By Issah Olegor
The decision by an Accra Circuit Court to remand outspoken Bono Regional Chairman of the New Patriotic Party (NPP), Kwame Baffoe, popularly known as Abronye DC, has provoked sharp criticism from within the ruling National Democratic Congress (NDC).
Government Spokesperson Hamza Suhuyini described the ruling as “a poor decision” that undermines both logic and legal principles.
Background
On Friday, September 12, 2025, presiding judge Samuel Bright Acquah ruled that Abronye should be kept in custody for a further week.

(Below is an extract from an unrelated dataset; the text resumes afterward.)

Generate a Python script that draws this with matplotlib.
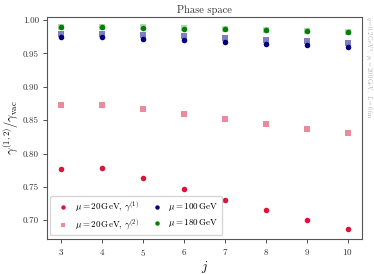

He has since been granted bail by another court.
This was despite the fact that the charges against him—offensive conduct conducive to the breach of public peace and publication of false news—are classified as misdemeanours.
The judge justified his decision by citing national security concerns because the comments in question were directed at the Inspector-General of Police (IGP).
In his ruling, Judge Acquah controversially invoked George Orwell’s Animal Farm to argue that while all men are equal in theory, some were “more equal than others.”
This reasoning has triggered outrage across the political spectrum, with both opposition and government voices questioning the judgment.
Suhuyini: “Defies Every Logic And legal Principle”
Speaking at a Political Marketing Strategy Engagement at the University of Media, Arts and Communication (UniMAC), Suhuyini did not mince words.
“The decision of the trial court judge, especially in the Abronye case, defies every logic and every legal principle that I have come into contact with as a young lawyer. That point must be made,” he declared.
He admitted that the ruling left him personally unsettled: “That decision, when I read it last night, I was embarrassed by that decision, especially as a government spokesperson. I simply didn’t know—it didn’t just sit well with me. I tried to look for justification behind such a decision, but I simply couldn’t.”
On Separation of Powers
Hamza Suhuyini, however, was careful to defend the government against claims of judicial interference. He told the students:
“Many of you in your social studies class, you know the difference when it comes to separation of powers and the different arms of government. The judiciary is on its own. The executive is on its own. The legislature is on its own. And this government promised a reset.”
“It may be difficult for many of you to agree that we are not interfering when it comes to the functions of the judiciary. But I can tell you with all sincerity and certainty, based on what I see, that we are doing everything within our power not to interfere when it comes to the functions of the judiciary and how they go about their judgments.”
“And so this judgment that was released on Friday is nothing but a poor decision emanating from one of us,” he stressed.
Blaming Past Regimes
The government spokesperson also linked the current controversy to what he described as political interference under the previous administration.
“We are having to deal with the effects of the bad political interventions of the last regime. In eight months, we may not be able to cure all that, but we are doing our best. And this judgment is one of the effects of the last eight years,” Suhuyini argued.
“A Self-Serving Agenda”
Pointing to past cases, Suhuyini recalled: “If you read the judgment, the same judge alluded to the fact that in 2023, he remanded an NDC activist for insulting Nana Addo as president of the Republic of Ghana. That same judge. And many of us in the NDC then condemned him for that action. It is the same judge who remanded the would-be presenter. I’m sure you guys have read it.”
According to him, the judge’s pattern suggested self-interest rather than legal reasoning.
“So in his mind, what he did and he was held under the Nana Akufo-Addo government, he can be forgiven to think that this government—this government will also tell him. So when I read the judgment, I saw it more as a self-serving agenda to force down a consistent similarity down our throats to defend,” Suhuyini said.
He added: “And that is not why the NDC won power. The NDC did not win power to continue the perpetuation of illegality as far as our law courts are concerned.”